Readiness, Innovation, and the Right to Repair
At this year’s Association of the U.S. Army (AUSA) conference, Secretary of the Army Dan Driscoll delivered a message emphasizing the urgency of modernization: “move fast, break procurement.”
Drawing lessons from Ukraine’s battlefield ingenuity, Driscoll warned that the U.S. military cannot afford decade-long procurement programs or rigid bureaucracy.
“If you look at Ukraine, they’re updating their software on their drones every two weeks. We as a nation would have struggled to do it within two years,” Driscoll said. “We’re having to retrain the entire Pentagon that the bigger threat is inaction rather than fast action, with a little bit of scrappiness required.”
That same mindset drives the Warrior Right to Repair Act — a bipartisan initiative that empowers service members to repair their own equipment, speed up maintenance, and keep America’s fighting force ready to respond.
From Battlefield Innovation to Legislative Reform
Every hour that equipment is down for maintenance is an hour it’s out of the fight. Yet too often, troops must wait for contractors — sometimes halfway across the world — to provide parts, tools, or technical data for even routine repairs.
This dependency slows operations, increases costs, and limits flexibility. Recognizing the right to repair is about more than efficiency; it’s about ensuring the U.S. military can act with autonomy, agility, and resilience when it matters most.
The Warrior Right to Repair Act (H.R. 5155 / S. 2209) was reintroduced earlier this year on a bipartisan, bicameral basis by Senators Elizabeth Warren (D-MA) and Tim Sheehy (R-MT), and Representatives Marie Gluesenkamp Perez (D-WA), Jen Kiggans (R-VA), and Maggie Goodlander (D-NH), with Kiggans and Goodlander—both Navy veterans and members of the For Country Caucus—co-leading the bill in the House.
Versions of this legislation have been incorporated in both the House and Senate-passed versions of the FY26 National Defense Authorization Act (NDAA).
A Commonsense Fix with Broad Support
Momentum continues to grow for incorporating right-to-repair provisions across the Department of Defense.
Rep. Maggie Goodlander’s amendment, requiring contractors to provide “reasonable access to repair materials,” was adopted in the House Armed Services Committee’s version of the NDAA.
In the Senate, the Armed Services Committee included language in its version of the bill that would require contractors to provide “Instructions for Continued Operational Readiness” (ICOR), ensuring access to technical data, software, and documentation for in-house repair and maintenance.

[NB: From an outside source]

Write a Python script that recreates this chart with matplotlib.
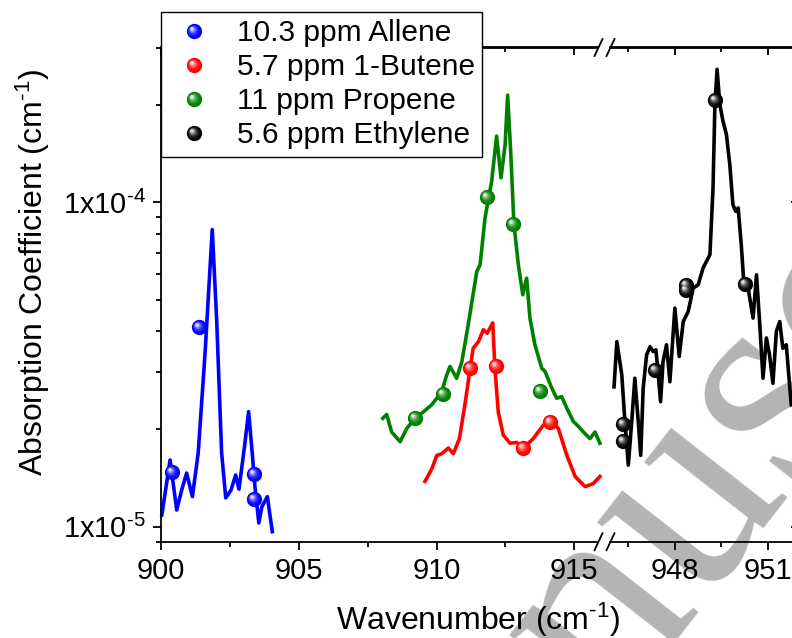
import numpy as np
import matplotlib
matplotlib.use('Agg')
import matplotlib.pyplot as plt
from matplotlib.path import Path
from matplotlib.markers import MarkerStyle
from matplotlib.lines import Line2D
from matplotlib.legend_handler import HandlerTuple
from matplotlib.colors import to_rgb
from matplotlib.ticker import LogLocator, FuncFormatter, NullFormatter

plt.rcParams['font.family'] = ['Liberation Sans', 'DejaVu Sans']
plt.rcParams['mathtext.fontset'] = 'custom'
plt.rcParams['mathtext.rm'] = 'Liberation Sans'
plt.rcParams['mathtext.it'] = 'Liberation Sans:italic'
plt.rcParams['mathtext.default'] = 'regular'

# --- spectra (absorption coefficient, in 1e-5 cm^-1) ---
allene_x = [900.03, 900.33, 900.57, 900.75, 900.93, 901.14, 901.35, 901.60, 901.86, 902.02,
            902.20, 902.35, 902.54, 902.71, 902.83, 903.03, 903.18, 903.31, 903.41, 903.55,
            903.66, 903.86, 904.04]
allene_y = [1.087, 1.607, 1.127, 1.298, 1.465, 1.239, 1.690, 3.437, 8.24, 4.35,
            1.69, 1.228, 1.298, 1.445, 1.306, 1.766, 2.265, 1.69, 1.328, 1.028,
            1.153, 1.239, 0.966]

propene_x = [908.05, 908.19, 908.37, 908.68, 908.92, 909.22, 909.52, 909.83, 910.19, 910.37,
             910.49, 910.73, 910.92, 911.15, 911.46, 911.58, 911.76, 912.00, 912.18, 912.34,
             912.49, 912.58, 912.69, 912.81, 912.97, 913.13, 913.27, 913.39, 913.57, 913.82,
             913.94, 914.18, 914.36, 914.54, 914.73, 914.97, 915.15, 915.33, 915.57, 915.75,
             915.93]
propene_y = [2.16, 2.22, 1.96, 1.83, 2.01, 2.16, 2.26, 2.38, 2.61, 2.94,
             3.12, 2.87, 3.23, 4.20, 6.12, 6.42, 8.95, 11.6, 16.0, 11.9,
             15.1, 21.4, 14.4, 8.54, 6.42, 5.19, 5.84, 4.40, 3.64, 3.08,
             3.01, 2.68, 2.49, 2.52, 2.32, 2.11, 2.04, 1.96, 1.87, 1.96,
             1.81]

butene_x = [909.58, 909.83, 910.01, 910.19, 910.43, 910.61, 910.83, 911.03, 911.22, 911.33,
            911.52, 911.70, 911.84, 912.04, 912.12, 912.24, 912.42, 912.67, 912.91, 913.15,
            913.51, 913.88, 914.18, 914.42, 914.73, 915.03, 915.39, 915.69, 915.93]
butene_y = [1.38, 1.51, 1.66, 1.68, 1.75, 1.68, 1.87, 2.38, 3.08, 3.55,
            3.72, 4.05, 3.95, 4.25, 3.08, 2.26, 1.92, 1.81, 1.82, 1.75,
            1.87, 2.06, 2.11, 2.01, 1.66, 1.43, 1.33, 1.36, 1.43]

ethylene_x = [946.04, 946.13, 946.29, 946.39, 946.50, 946.61, 946.71, 946.82, 946.90, 946.98,
              947.09, 947.20, 947.30, 947.39, 947.46, 947.54, 947.62, 947.73, 947.84, 948.00,
              948.14, 948.27, 948.43, 948.59, 948.75, 948.91, 949.13, 949.23, 949.29, 949.36,
              949.45, 949.55, 949.66, 949.77, 949.87, 949.96, 950.04, 950.14, 950.22, 950.36,
              950.52, 950.63, 950.73, 950.84, 950.95, 951.05, 951.16, 951.27, 951.38, 951.48,
              951.59, 951.75]
ethylene_y = [2.70, 3.72, 2.94, 2.11, 1.55, 2.11, 2.87, 2.11, 1.66, 2.68,
              3.39, 3.59, 3.47, 3.51, 2.97, 2.43, 3.23, 3.64, 2.80, 4.72,
              3.35, 4.29, 4.61, 5.44, 5.57, 6.28, 6.90, 11.1, 20.0, 25.7,
              20.0, 17.8, 16.2, 13.1, 9.84, 9.38, 9.61, 7.40, 5.70, 5.44,
              4.40, 5.98, 4.29, 2.87, 3.82, 3.39, 2.77, 4.00, 4.29, 3.55,
              3.64, 2.38]

# --- ball markers (1e-5 cm^-1) ---
allene_mx = [900.39, 901.39, 903.38, 903.38]
allene_my = [1.48, 4.12, 1.46, 1.22]
butene_mx = [911.22, 912.16, 913.13, 914.12]
butene_my = [3.08, 3.12, 1.75, 2.10]
propene_mx = [909.22, 910.25, 911.82, 912.77, 913.76]
propene_my = [2.17, 2.56, 10.4, 8.58, 2.62]
ethylene_mx = [946.34, 946.34, 947.36, 948.35, 948.35, 949.30, 950.25]
ethylene_my = [2.07, 1.84, 3.05, 5.57, 5.38, 20.6, 5.61]

labels = ['10.3 ppm Allene', '5.7 ppm 1-Butene', '11 ppm Propene', '5.6 ppm Ethylene']
colors = ['#0000ff', '#ff0000', '#008000', '#000000']
scale = 1e-5

W, H = 792, 638
MS = 11


def sphere_layers(color, n=8):
    # stacked circles shifted to the upper left -> shaded ball like Origin's sphere symbol
    base = np.array(to_rgb(color))
    layers = []
    corners = Path([(-1, -1), (1, 1)], [Path.MOVETO, Path.MOVETO])
    for i in range(n):
        t = i / (n - 1)
        circ = Path.circle((-0.33 * t, 0.33 * t), 1.0 - 0.8 * t)
        p = Path.make_compound_path(circ, corners)
        col = base + (1 - base) * 0.88 * t ** 2.2
        layers.append((MarkerStyle(p), tuple(col)))
    return layers


def sphere_plot(ax, x, y, color):
    for m, c in sphere_layers(color):
        ax.plot(x, np.array(y) * scale, ls='none', marker=m, ms=MS, mfc=c,
                mec='none', mew=0, zorder=4, clip_on=False)


fig = plt.figure(figsize=(W / 100, H / 100), dpi=100)

bottom = 1 - 541.7 / H
height = (541.7 - 47.5) / H
ax1 = fig.add_axes([161 / W, bottom, (598 - 161) / W, height])
ax2 = fig.add_axes([610 / W, bottom, (799 - 610) / W, height])

for ax in (ax1, ax2):
    ax.set_facecolor('none')
    ax.set_yscale('log')
    ax.set_ylim(9e-6, 3e-4)
    for s in ax.spines.values():
        s.set_linewidth(1.3)
    ax.yaxis.set_major_locator(LogLocator(base=10))
    ax.yaxis.set_minor_locator(LogLocator(base=10, subs=np.arange(2, 10)))
    ax.yaxis.set_minor_formatter(NullFormatter())

ax1.set_xlim(900, 915.86)
ax2.set_xlim(945.91, 952)

ax1.plot(allene_x, np.array(allene_y) * scale, color=colors[0], lw=2.6, clip_on=False)
ax1.plot(propene_x, np.array(propene_y) * scale, color=colors[2], lw=2.6, clip_on=False)
ax1.plot(butene_x, np.array(butene_y) * scale, color=colors[1], lw=2.6, clip_on=False)
ax2.plot(ethylene_x, np.array(ethylene_y) * scale, color=colors[3], lw=2.6, clip_on=False)

sphere_plot(ax1, allene_mx, allene_my, colors[0])
sphere_plot(ax1, butene_mx, butene_my, colors[1])
sphere_plot(ax1, propene_mx, propene_my, colors[2])
sphere_plot(ax2, ethylene_mx, ethylene_my, colors[3])

# ticks
ax1.set_xticks([900, 905, 910, 915])
ax1.set_xticks([902.5, 907.5, 912.5], minor=True)
ax2.set_xticks([948, 951])
ax2.set_xticks([946.5, 949.5], minor=True)

fmt = FuncFormatter(lambda v, pos: '1x10$^{\\text{%d}}$' % int(round(np.log10(v))))
ax1.yaxis.set_major_formatter(fmt)

ax1.spines['right'].set_visible(False)
ax2.spines['left'].set_visible(False)

tick_kw = dict(width=1.3, labelsize=21)
ax1.tick_params(axis='both', which='major', length=6, direction='out', pad=5, **tick_kw)
ax1.tick_params(axis='both', which='minor', length=3.6, direction='out', width=1.3)
ax1.tick_params(axis='x', top=False, which='both')
ax1.tick_params(axis='y', right=False, which='both')

ax2.tick_params(axis='x', which='major', length=6, direction='out', pad=5, **tick_kw)
ax2.tick_params(axis='x', which='minor', length=3.6, direction='out', width=1.3)
ax2.tick_params(axis='y', which='major', length=6, direction='in', width=1.3,
                left=False, right=True, labelleft=False, labelright=False)
ax2.tick_params(axis='y', which='minor', length=3.6, direction='in', width=1.3,
                left=False, right=True)

# inward ticks on the top spines
for ax, maj, mnr in ((ax1, [900, 905, 910, 915], [902.5, 907.5, 912.5]),
                     (ax2, [948, 951], [946.5, 949.5])):
    top = ax.secondary_xaxis('top')
    top.set_xticks(maj)
    top.set_xticks(mnr, minor=True)
    top.xaxis.set_major_formatter(NullFormatter())
    top.tick_params(which='major', direction='in', length=6, width=1.3)
    top.tick_params(which='minor', direction='in', length=3.6, width=1.3)
    top.spines['top'].set_linewidth(1.3)

# break marks
for xc in (598.5, 610.5):
    for yc in (47.5, 541.7):
        fig.add_artist(Line2D([(xc - 4) / W, (xc + 4) / W],
                              [1 - (yc + 8.5) / H, 1 - (yc - 8.5) / H],
                              transform=fig.transFigure, color='k', lw=1.3))

# axis titles
fig.text(478 / W, 1 - 630 / H, 'Wavenumber (cm$^{\\text{-1}}$)', ha='center', va='baseline',
         fontsize=23)
fig.text(33 / W, 1 - 272 / H, 'Absorption Coefficient (cm$^{\\text{-1}}$)', rotation=90,
         ha='center', va='center', fontsize=23)

# legend
handles = []
for c in colors:
    handles.append(tuple(Line2D([], [], ls='none', marker=m, ms=MS, mfc=cc, mec='none', mew=0)
                         for m, cc in sphere_layers(c)))
leg = fig.legend(handles, labels, handler_map={tuple: HandlerTuple(ndivide=1, pad=0)},
                 loc='upper left', bbox_to_anchor=(161 / W, 1 - 11.7 / H),
                 bbox_transform=fig.transFigure, borderaxespad=0, frameon=True,
                 fancybox=False, edgecolor='k', framealpha=1, fontsize=21.5,
                 borderpad=0.25, handlelength=1.71, handletextpad=0.58, labelspacing=0.2)
leg.get_frame().set_linewidth(1.0)

# watermark
fig.text(778 / W, 1 - 498 / H, 'Manuscript', family='Liberation Serif', fontsize=210,
         color='#b4b4b4', rotation=52, rotation_mode='anchor', ha='center', va='baseline',
         zorder=-10)

fig.savefig('out.png', dpi=100)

A September 2025 Government Accountability Office report reinforced the need for reform, highlighting that major programs, such as the F-35 and Littoral Combat Ship, lack critical data rights, which results in sole-source contracts, higher costs, and longer maintenance times.
In testimony and interviews, Secretary Driscoll has consistently made clear that reforming sustainment is essential to readiness:
“If we think about engagement with a peer like China, being able to repair our parts in areas around the world will be crucial to that. And, if we are having six-month delays in CONUS and paying 100x the rate, that is not scalable in an actual conflict.”
Our Commitment to Warrior Right to Repair
We support the Warrior Right to Repair Act because it strengthens our national defense by returning control, agility, and problem-solving power to the people who need it most — our service members.
Every hour a piece of equipment waits on a contractor instead of being fixed in the field is an hour of lost readiness. This legislation ensures that the men and women defending our nation have the authority, tools, and technical data to make critical repairs when and where they’re needed.
That empowerment also saves taxpayer dollars and reduces waste tied to sustainment contracts — freeing up resources to invest in modernization, training, and innovation. It’s about ensuring that our military can move as fast as the challenges it faces and that our troops have the independence and trust they deserve.
Right to Repair isn’t just a policy reform. It’s a critical readiness issue. It’s a reaffirmation that trusting those who serve to act, adapt, and innovate makes our nation stronger, safer, and better prepared to meet the challenges ahead.
Bottom Line
The Warrior Right to Repair Act isn’t just about fixing equipment; it’s about fixing how we think about readiness. In modern warfare, agility is as critical as armor. Our troops must have the authority and tools to adapt in real time, not wait for permission or paperwork.
By empowering service members to repair and sustain their own equipment, we strengthen the core of America’s defense: the initiative and ingenuity of those who serve. Every faster repair, every cost saved, and every mission that moves forward without delay translates directly into greater operational readiness.
In today’s modern battlefield, speed is crucial, and our military should focus on outpacing our adversaries, not our bureaucracy.